Ruiz isn't the first "fat athlete" or fat boxer—ever hear of Tony Tubbs?—and he won't be the last. Still, it's out of the ordinary, and anything out of the ordinary draws attention. After Ruiz made history, Deadspin's headline was that the "enormous fraud" Joshua was knocked out by a "thirsty, hungry fella."

Ruiz isn't blind to his unconventional frame, either. That fact was clear in the news conference that followed the fight, as Ruiz's sheepishness tempered the jubilance.

"I think it's just the way that I look, the extra flab that I carry," Ruiz said at the post-fight presser in reference to the clownings he's taken in social and conventional media. "We've been working on it since when we fought [Alexander] Dimitrenko. After we got this fight right away, we didn't want to lose as much weight. I wanted to be strong."

In the same press conference, however, Ruiz also acknowledged a plan to address the issue.

"Now that I have this time," Ruiz said, "I just want to get in really good shape and look like a Mexican Anthony [Joshua]."

In the run-up to the December 7 rematch, Ruiz has been chronicling his weight loss on Instagram and elsewhere. Salmon, cardio, shirtless photos, you name it.

"I think being 10 pounds lighter, I'm going to be a better fighter," Ruiz said at an October media event in his native California. "I'm going to be faster, more [able to] let my hands go and be faster on my feet as well.

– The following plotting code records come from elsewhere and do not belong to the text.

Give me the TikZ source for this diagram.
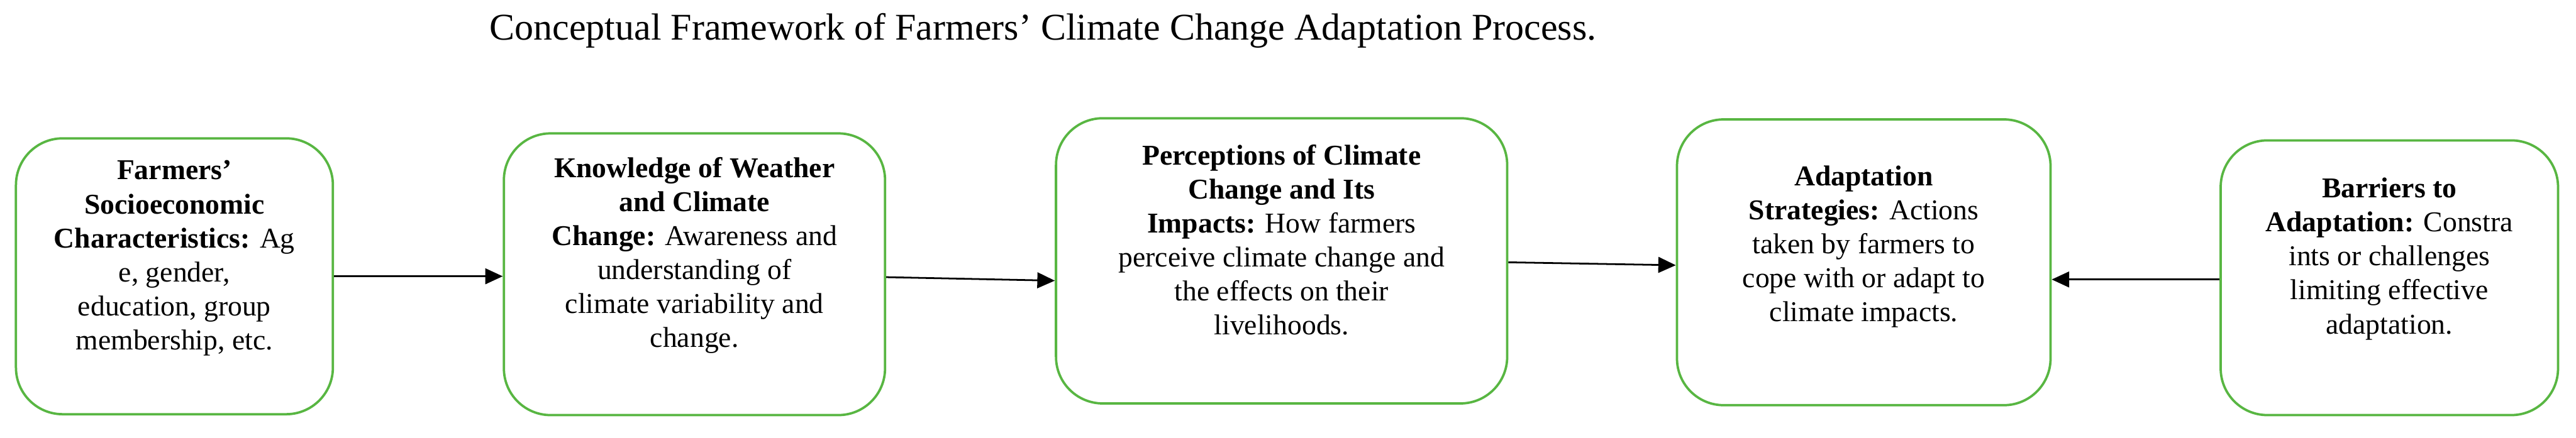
\documentclass[tikz,border=0pt]{standalone}
\usepackage{fontspec}
\setmainfont{Liberation Serif}
\usetikzlibrary{arrows.meta,calc}
\definecolor{boxgreen}{RGB}{88,182,66}
\begin{document}
\begin{tikzpicture}[x=0.01cm,y=-0.01cm,
  box/.style={draw=boxgreen, line width=1.15pt, rounded corners=0.8cm, fill=white, inner sep=0pt},
  txt/.style={align=center, font=\fontsize{14}{16.6}\selectfont, inner sep=0pt},
  arr/.style={draw=black, line width=0.85pt, -{Triangle[length=0.3cm,width=0.27cm]}}
]
\useasboundingbox (0,0) rectangle (4416,751);
\node[font=\fontsize{18.4}{22}\selectfont, inner sep=0pt, anchor=base] (title) at (1788,68) {Conceptual Framework of Farmers’ Climate Change Adaptation Process.};

\node[box, minimum width=5.43cm, minimum height=4.73cm] (b1) at (299,474) {};
\node[box, minimum width=6.53cm, minimum height=4.83cm] (b2) at (1190.5,470.5) {};
\node[box, minimum width=7.73cm, minimum height=4.89cm] (b3) at (2197,447.5) {};
\node[box, minimum width=6.40cm, minimum height=4.90cm] (b4) at (3195,450) {};
\node[box, minimum width=5.78cm, minimum height=4.71cm] (b5) at (4096,476.5) {};

\node[txt] (t1) at (299,443) {\textbf{Farmers’}\\ \textbf{Socioeconomic}\\ \textbf{Characteristics:} Ag\\ e, gender,\\ education, group\\ membership, etc.};
\node[txt] (t2) at (1190.5,438) {\textbf{Knowledge of Weather}\\ \textbf{and Climate}\\ \textbf{Change:} Awareness and\\ understanding of\\ climate variability and\\ change.};
\node[txt] (t3) at (2197,411.5) {\textbf{Perceptions of Climate}\\ \textbf{Change and Its}\\ \textbf{Impacts:} How farmers\\ perceive climate change and\\ the effects on their\\ livelihoods.};
\node[txt] (t4) at (3195,423) {\textbf{Adaptation}\\ \textbf{Strategies:} Actions\\ taken by farmers to\\ cope with or adapt to\\ climate impacts.};
\node[txt] (t5) at (4096,444) {\textbf{Barriers to}\\ \textbf{Adaptation:} Constra\\ ints or challenges\\ limiting effective\\ adaptation.};

\draw[arr] (b1.east) -- (b2.west |- b1.east);
\draw[arr] ($(b2.east)+(0,5)$) -- ($(b3.west |- b2.east)+(0,11)$);
\draw[arr] ($(b3.east)+(0,2.5)$) -- ($(b4.west |- b3.east)+(0,7.5)$);
\draw[arr] ($(b5.west)+(0,3)$) -- ($(b4.east |- b5.west)+(0,3)$);
\end{tikzpicture}
\end{document}
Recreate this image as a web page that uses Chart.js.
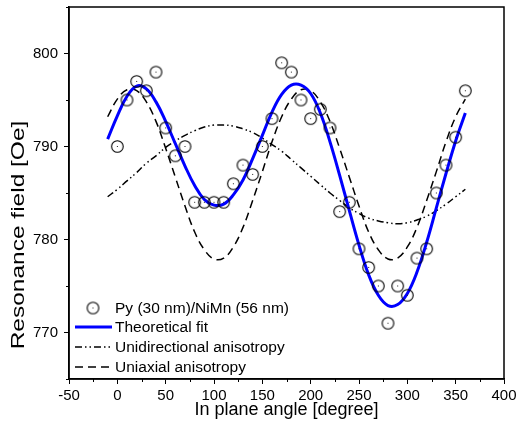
<!DOCTYPE html>
<html>
<head>
<meta charset="utf-8">
<script src="https://cdn.jsdelivr.net/npm/chart.js@4.4.1/dist/chart.umd.min.js"></script>
<style>
  html, body { margin: 0; padding: 0; background: #fff; }
  #wrap { width: 519px; height: 432px; position: relative; }
</style>
</head>
<body>
<div id="wrap"><canvas id="c" width="519" height="432"></canvas></div>
<script>
// ---- data read from the reference ----
const angles = [0,10,20,30,40,50,60,70,80,90,100,110,120,130,140,150,160,170,180,190,200,210,220,230,240,250,260,270,280,290,300,310,320,330,340,350,360];
const field  = [790,795,797,796,798,792,789,790,784,784,784,784,786,788,787,790,793,799,798,795,793,794,792,783,784,779,777,775,771,775,774,778,779,785,788,791,796];

const curveAngles = [-10,0,10,20,30,40,50,60,70,80,90,100,110,120,130,140,150,160,170,180,190,200,210,220,230,240,250,260,270,280,290,300,310,320,330,340,350,360];
const fitField    = [790.8,793.3,795.4,796.5,796.2,794.8,792.7,790.3,787.9,785.8,784.3,783.7,783.8,784.8,786.4,788.7,791.2,793.7,795.6,796.6,796.6,795.7,793.6,790.5,786.9,783.1,779.4,776.2,774.0,772.9,773.0,774.2,776.5,779.7,783.4,787.1,790.6,793.6];
const unidirField = [784.6,785.4,786.3,787.2,788.2,789.0,789.9,790.6,791.2,791.7,792.1,792.3,792.3,792.2,791.9,791.5,790.9,790.2,789.5,788.6,787.7,786.8,785.9,785.0,784.2,783.4,782.8,782.3,782.0,781.8,781.7,781.8,782.1,782.5,783.1,783.8,784.6,785.4];
const uniaxField  = [793.2,795.1,796.1,796.0,794.8,792.7,789.8,786.7,783.6,780.8,778.9,777.9,778.0,779.2,781.3,784.2,787.3,790.5,793.2,795.1,796.1,796.0,794.8,792.7,789.8,786.7,783.6,780.8,778.9,777.9,778.0,779.2,781.3,784.2,787.3,790.5,793.2,795.1];

const xTicks = [-50,0,50,100,150,200,250,300,350,400];
const yTicks = [770,780,790,800];
const xMinorTicks = [-25,25,75,125,175,225,275,325,375];
const yMinorTicks = [765,775,785,795,805];

const seriesNames = ['Py (30 nm)/NiMn (56 nm)','Theoretical fit','Unidirectional anisotropy','Uniaxial anisotropy'];
const xTitle = 'In plane angle [degree]';
const yTitle = 'Resonance field [Oe]';

// ---- styles ----
const FONT = '"Liberation Sans", Arial, sans-serif';
const DASHDOT = [7,3,1.5,3,1.5,3];
const DASH = [8,5];

function makeMarker() {
  const s = 15, c = document.createElement('canvas');
  c.width = s; c.height = s;
  const g = c.getContext('2d');
  g.strokeStyle = '#000'; g.lineWidth = 1.1;
  g.beginPath(); g.arc(7.5, 7.5, 5.8, 0, Math.PI*2); g.stroke();
  g.fillStyle = '#222'; g.fillRect(7, 7, 1, 1);
  return c;
}
const marker = makeMarker();

const pts = (xs, ys) => xs.map((x,i) => ({x, y: ys[i]}));

const decorations = {
  id: 'decorations',
  afterDraw(chart) {
    const {ctx, chartArea: a, scales} = chart;
    ctx.save();
    ctx.strokeStyle = '#000';
    ctx.lineWidth = 1.5;
    ctx.strokeRect(a.left, a.top, a.right - a.left, a.bottom - a.top);
    ctx.lineWidth = 1;
    ctx.beginPath();
    xMinorTicks.forEach(v => {
      const px = Math.round(scales.x.getPixelForValue(v)) + 0.5;
      ctx.moveTo(px, a.bottom); ctx.lineTo(px, a.bottom + 3);
    });
    yMinorTicks.forEach(v => {
      const py = Math.round(scales.y.getPixelForValue(v)) + 0.5;
      ctx.moveTo(a.left, py); ctx.lineTo(a.left - 3, py);
    });
    ctx.stroke();

    // y axis title (wide lettering as in the reference)
    ctx.save();
    ctx.translate(19, 235);
    ctx.rotate(-Math.PI / 2);
    ctx.scale(1.36, 1);
    ctx.font = '18px ' + FONT;
    ctx.fillStyle = '#000';
    ctx.textAlign = 'center'; ctx.textBaseline = 'middle';
    ctx.fillText(yTitle, 0, 0);
    ctx.restore();

    // legend inside the plot, bottom-left
    const rows = [308, 327, 347, 367];
    const x0 = 75, x1 = 112, tx = 115;
    ctx.drawImage(marker, 93 - 7.5, rows[0] - 7.5);
    ctx.lineCap = 'butt';
    ctx.strokeStyle = '#0000ff'; ctx.lineWidth = 3; ctx.setLineDash([]);
    ctx.beginPath(); ctx.moveTo(x0, rows[1]); ctx.lineTo(x1, rows[1]); ctx.stroke();
    ctx.strokeStyle = '#000'; ctx.lineWidth = 1.5; ctx.setLineDash(DASHDOT);
    ctx.beginPath(); ctx.moveTo(x0, rows[2]); ctx.lineTo(x1, rows[2]); ctx.stroke();
    ctx.setLineDash(DASH);
    ctx.beginPath(); ctx.moveTo(x0, rows[3]); ctx.lineTo(x1, rows[3]); ctx.stroke();
    ctx.setLineDash([]);
    ctx.fillStyle = '#000';
    ctx.font = '15.5px ' + FONT;
    ctx.textBaseline = 'middle'; ctx.textAlign = 'left';
    seriesNames.forEach((t, i) => ctx.fillText(t, tx, rows[i] + 1));
    ctx.restore();
  }
};

new Chart(document.getElementById('c'), {
  type: 'scatter',
  data: {
    datasets: [
      { label: seriesNames[0], data: pts(angles, field), showLine: false,
        pointStyle: marker, pointRadius: 6, pointHoverRadius: 6 },
      { label: seriesNames[1], data: pts(curveAngles, fitField), showLine: true,
        borderColor: '#0000ff', borderWidth: 3, pointRadius: 0, tension: 0.4, fill: false },
      { label: seriesNames[2], data: pts(curveAngles, unidirField), showLine: true,
        borderColor: '#000', borderWidth: 1.5, borderDash: DASHDOT, pointRadius: 0, tension: 0.4, fill: false },
      { label: seriesNames[3], data: pts(curveAngles, uniaxField), showLine: true,
        borderColor: '#000', borderWidth: 1.5, borderDash: DASH, pointRadius: 0, tension: 0.4, fill: false }
    ]
  },
  options: {
    responsive: false,
    animation: false,
    events: [],
    layout: { padding: { left: 0, top: 5, right: 15, bottom: 0 } },
    plugins: { legend: { display: false }, tooltip: { enabled: false } },
    scales: {
      x: {
        type: 'linear', min: -50, max: 400,
        afterBuildTicks: s => { s.ticks = xTicks.map(v => ({value: v})); },
        afterFit: s => { s.height = 53; s.paddingLeft = 0; s.paddingRight = 0; },
        border: { color: '#000', width: 1.5 },
        grid: { drawOnChartArea: false, drawTicks: true, tickLength: 5, tickColor: '#000', tickWidth: 1 },
        ticks: { color: '#000', padding: 3, maxRotation: 0, autoSkip: false, font: { family: FONT, size: 15 } },
        title: { display: true, text: xTitle, color: '#000',
                 font: { family: FONT, size: 18 }, padding: { top: 0, bottom: 11 } }
      },
      y: {
        type: 'linear', min: 765, max: 805,
        afterBuildTicks: s => { s.ticks = yTicks.map(v => ({value: v})); },
        afterFit: s => { s.width = 69; s.paddingTop = 0; s.paddingBottom = 0; },
        border: { color: '#000', width: 1.5 },
        grid: { drawOnChartArea: false, drawTicks: true, tickLength: 5, tickColor: '#000', tickWidth: 1 },
        ticks: { color: '#000', padding: 6, autoSkip: false, font: { family: FONT, size: 15 } },
        title: { display: false }
      }
    }
  },
  plugins: [decorations]
});
</script>
</body>
</html>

Ten pounds isn't going to make any difference [with strength]."

Ruiz has a stated goal weight of 255 pounds, or 13 pounds less than his fighting weight against Joshua.

And while crash dieters and infomercial hosts might laugh off that number as too small to be of any consequence, several people in and outside of the sport suggest Ruiz may be playing with fire, unnecessarily messing with the delicate athletic alchemy that launches him or any athlete to world-class status.

"I like the idea that he cares and has pride, but I wonder why now?" said famed trainer Teddy Atlas, who among other things currently works as a boxing commentator on ESPN. "But wait, I can answer that. I think it's because there's pressure on him. They hear the noise. They're not deaf. So part of me would be concerned about why. Some guys come down too much and they lose the fuel."

Change makes everyone nervous, especially when it's altering something that worked. And while Ruiz has his reasons for shaping up, none other than Mike Tyson wonders about the wisdom of Ruiz's choice and whether it could cost him his mojo, particularly in the power department.

"There have been rumors he has lost weight," Tyson told Parimatch (per the Daily Mail). "I don't like that. I believe losing the weight can affect power sometimes. If it's not broken, don't fix it. He did well at that weight, so he should stay at that weight."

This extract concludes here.